Just relax MB. This will all work out.
Punters have to feel the pain and be demanding the gas industry be destroyed.
Labour know what to do because as MB points out, and I completely agree, it’s easy and obvious.
Right now they are waiting for the pain to hit voters and are busy working out how to get the demonisation of the gas sector to stick.
Once that’s done the policy / legislation will quickly follow.
There’s just no material public outcry yet. It will come and with it will come politics and action.
If u say so. From what hear, the truth is that they have no idea what they are doing.
Interesting perspective, giving the gas exporters enough rope that the public hangs them with it.
Maybe I’m wrong, but isn’t there a chance they’ll hang the politicians first?
No great loss either way I guess and a win win situation if the public lynch’s both
Nope – public anger is there. Perhaps they need to run a few focus groups/surveys on the issue. Run an ad campaign if they need to while putting out the policy saying they are reducing gas prices etc.
All Bowen has been saying is there is no quick fix and King has been saying we need more Santos gas.
If they wait too long – the question will be – Why TF did you not do that earlier. If its not legislated on in the first few sitting days of parliament its too late.
Labor will wear any damage to industry/customers if they wait too long and it turns out there is actually a quick fix.
On another point generators and retailers have run out of risk limits to enter into CFDs with each other.
The value of the FWD markets has ripped through all available credit risk limits. The industry is stalled for trading.
AEMO suspends spot market, and allow power companies to charge whatever they want.

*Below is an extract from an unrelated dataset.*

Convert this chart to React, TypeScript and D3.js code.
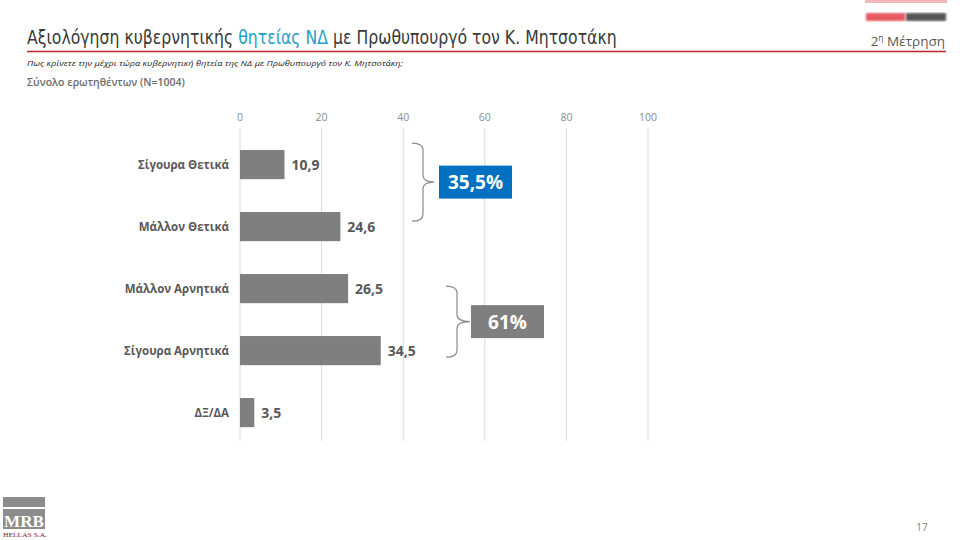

https://reneweconomy.com.au/impossible-to-operate-aemo-declares-suspension-of-electricity-spot-market/
It is not even summer yet!!
https://www.youtube.com/watch?v=ELaBzj7cn14&ab_channel=ClarkeAndDawe
Excellent, so everyone rorted the market simultaneously and it collapsed. It will be studied for years to come as a classic example of creating a privatised market for an essential resource with inelastic demand (more or less), that should never have been privatised in the first place.